### [GIVEN DATA]
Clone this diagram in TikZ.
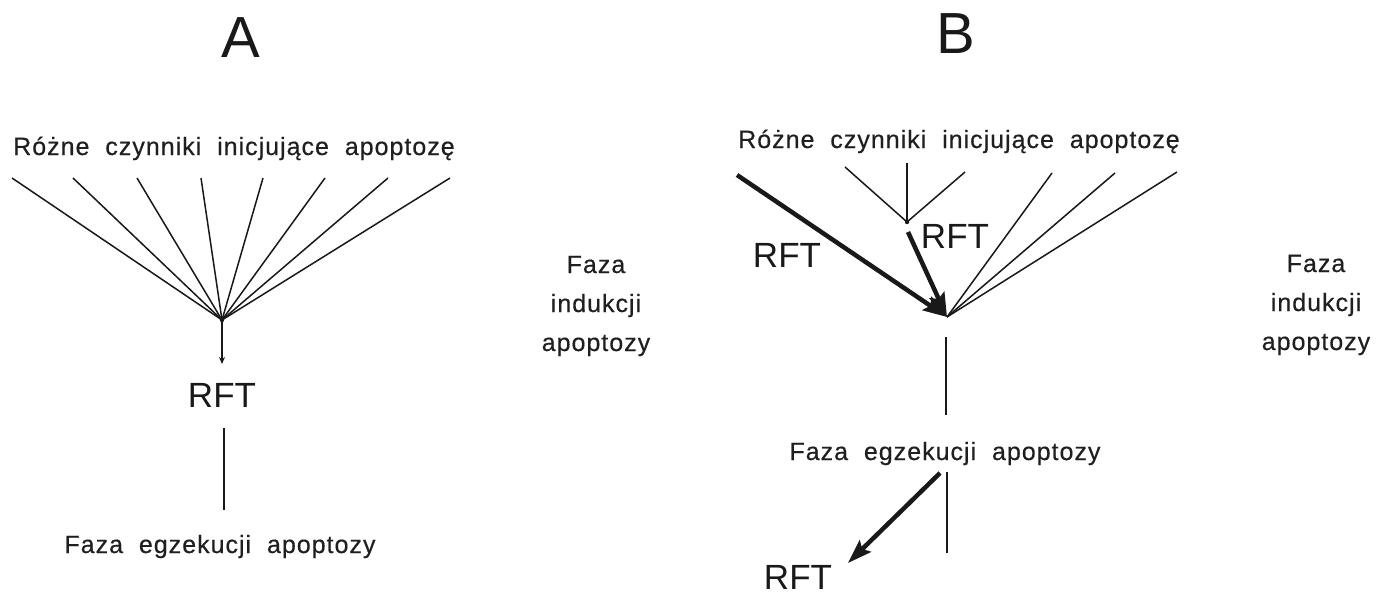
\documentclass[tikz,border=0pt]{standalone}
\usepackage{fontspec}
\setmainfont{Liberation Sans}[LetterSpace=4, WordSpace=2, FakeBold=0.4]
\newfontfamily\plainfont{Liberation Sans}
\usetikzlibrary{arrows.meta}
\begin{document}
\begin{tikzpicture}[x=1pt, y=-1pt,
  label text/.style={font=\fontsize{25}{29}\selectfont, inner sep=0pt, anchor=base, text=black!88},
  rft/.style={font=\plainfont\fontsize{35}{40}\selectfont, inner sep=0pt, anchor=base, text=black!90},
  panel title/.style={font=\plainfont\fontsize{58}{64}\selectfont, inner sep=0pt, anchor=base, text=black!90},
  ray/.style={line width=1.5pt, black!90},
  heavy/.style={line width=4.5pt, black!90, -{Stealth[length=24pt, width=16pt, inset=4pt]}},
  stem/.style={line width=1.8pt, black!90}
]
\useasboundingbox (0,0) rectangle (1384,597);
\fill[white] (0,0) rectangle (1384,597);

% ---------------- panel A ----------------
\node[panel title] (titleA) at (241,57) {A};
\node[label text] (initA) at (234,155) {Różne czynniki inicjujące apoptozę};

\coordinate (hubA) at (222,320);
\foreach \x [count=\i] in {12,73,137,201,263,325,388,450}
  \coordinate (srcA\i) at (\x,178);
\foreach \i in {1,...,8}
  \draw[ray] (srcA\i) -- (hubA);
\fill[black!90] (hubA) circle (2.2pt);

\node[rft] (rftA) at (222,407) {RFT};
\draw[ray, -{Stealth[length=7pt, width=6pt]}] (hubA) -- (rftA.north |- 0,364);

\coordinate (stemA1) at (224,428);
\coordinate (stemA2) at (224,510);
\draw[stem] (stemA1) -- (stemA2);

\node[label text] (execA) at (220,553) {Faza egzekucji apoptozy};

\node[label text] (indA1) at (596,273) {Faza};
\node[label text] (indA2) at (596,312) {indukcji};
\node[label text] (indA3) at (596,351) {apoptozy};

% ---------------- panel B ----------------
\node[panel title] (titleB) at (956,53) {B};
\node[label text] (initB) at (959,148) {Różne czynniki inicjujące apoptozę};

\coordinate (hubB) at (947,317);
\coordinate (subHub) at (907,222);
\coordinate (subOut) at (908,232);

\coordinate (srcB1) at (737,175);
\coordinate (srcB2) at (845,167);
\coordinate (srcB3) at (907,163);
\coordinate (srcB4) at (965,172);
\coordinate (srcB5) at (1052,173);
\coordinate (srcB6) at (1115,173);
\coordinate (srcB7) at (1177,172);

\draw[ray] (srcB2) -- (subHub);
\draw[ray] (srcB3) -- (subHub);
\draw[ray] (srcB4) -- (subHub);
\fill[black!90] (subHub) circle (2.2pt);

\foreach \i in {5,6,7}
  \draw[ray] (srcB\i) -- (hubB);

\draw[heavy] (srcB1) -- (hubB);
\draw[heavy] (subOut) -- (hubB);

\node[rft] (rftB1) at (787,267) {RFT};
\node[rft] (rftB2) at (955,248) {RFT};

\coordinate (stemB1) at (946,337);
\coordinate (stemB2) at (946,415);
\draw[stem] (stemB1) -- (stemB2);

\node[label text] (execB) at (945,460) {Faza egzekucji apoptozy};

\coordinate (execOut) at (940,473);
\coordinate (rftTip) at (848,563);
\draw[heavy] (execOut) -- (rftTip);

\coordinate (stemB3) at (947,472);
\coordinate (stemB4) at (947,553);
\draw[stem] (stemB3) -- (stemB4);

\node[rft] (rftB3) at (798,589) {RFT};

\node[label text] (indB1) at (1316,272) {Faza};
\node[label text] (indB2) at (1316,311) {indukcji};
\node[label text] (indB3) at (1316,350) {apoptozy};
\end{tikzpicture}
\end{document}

### [EXERCISE AIM]
Restate, line by line and word for word, everything from the top of the material through the line that contains "(subHub) circle (2.2pt);". Leave pictures out.

### [ANSWER IN FULL]
Clone this diagram in TikZ.
\documentclass[tikz,border=0pt]{standalone}
\usepackage{fontspec}
\setmainfont{Liberation Sans}[LetterSpace=4, WordSpace=2, FakeBold=0.4]
\newfontfamily\plainfont{Liberation Sans}
\usetikzlibrary{arrows.meta}
\begin{document}
\begin{tikzpicture}[x=1pt, y=-1pt,
  label text/.style={font=\fontsize{25}{29}\selectfont, inner sep=0pt, anchor=base, text=black!88},
  rft/.style={font=\plainfont\fontsize{35}{40}\selectfont, inner sep=0pt, anchor=base, text=black!90},
  panel title/.style={font=\plainfont\fontsize{58}{64}\selectfont, inner sep=0pt, anchor=base, text=black!90},
  ray/.style={line width=1.5pt, black!90},
  heavy/.style={line width=4.5pt, black!90, -{Stealth[length=24pt, width=16pt, inset=4pt]}},
  stem/.style={line width=1.8pt, black!90}
]
\useasboundingbox (0,0) rectangle (1384,597);
\fill[white] (0,0) rectangle (1384,597);

% ---------------- panel A ----------------
\node[panel title] (titleA) at (241,57) {A};
\node[label text] (initA) at (234,155) {Różne czynniki inicjujące apoptozę};

\coordinate (hubA) at (222,320);
\foreach \x [count=\i] in {12,73,137,201,263,325,388,450}
  \coordinate (srcA\i) at (\x,178);
\foreach \i in {1,...,8}
  \draw[ray] (srcA\i) -- (hubA);
\fill[black!90] (hubA) circle (2.2pt);

\node[rft] (rftA) at (222,407) {RFT};
\draw[ray, -{Stealth[length=7pt, width=6pt]}] (hubA) -- (rftA.north |- 0,364);

\coordinate (stemA1) at (224,428);
\coordinate (stemA2) at (224,510);
\draw[stem] (stemA1) -- (stemA2);

\node[label text] (execA) at (220,553) {Faza egzekucji apoptozy};

\node[label text] (indA1) at (596,273) {Faza};
\node[label text] (indA2) at (596,312) {indukcji};
\node[label text] (indA3) at (596,351) {apoptozy};

% ---------------- panel B ----------------
\node[panel title] (titleB) at (956,53) {B};
\node[label text] (initB) at (959,148) {Różne czynniki inicjujące apoptozę};

\coordinate (hubB) at (947,317);
\coordinate (subHub) at (907,222);
\coordinate (subOut) at (908,232);

\coordinate (srcB1) at (737,175);
\coordinate (srcB2) at (845,167);
\coordinate (srcB3) at (907,163);
\coordinate (srcB4) at (965,172);
\coordinate (srcB5) at (1052,173);
\coordinate (srcB6) at (1115,173);
\coordinate (srcB7) at (1177,172);

\draw[ray] (srcB2) -- (subHub);
\draw[ray] (srcB3) -- (subHub);
\draw[ray] (srcB4) -- (subHub);
\fill[black!90] (subHub) circle (2.2pt);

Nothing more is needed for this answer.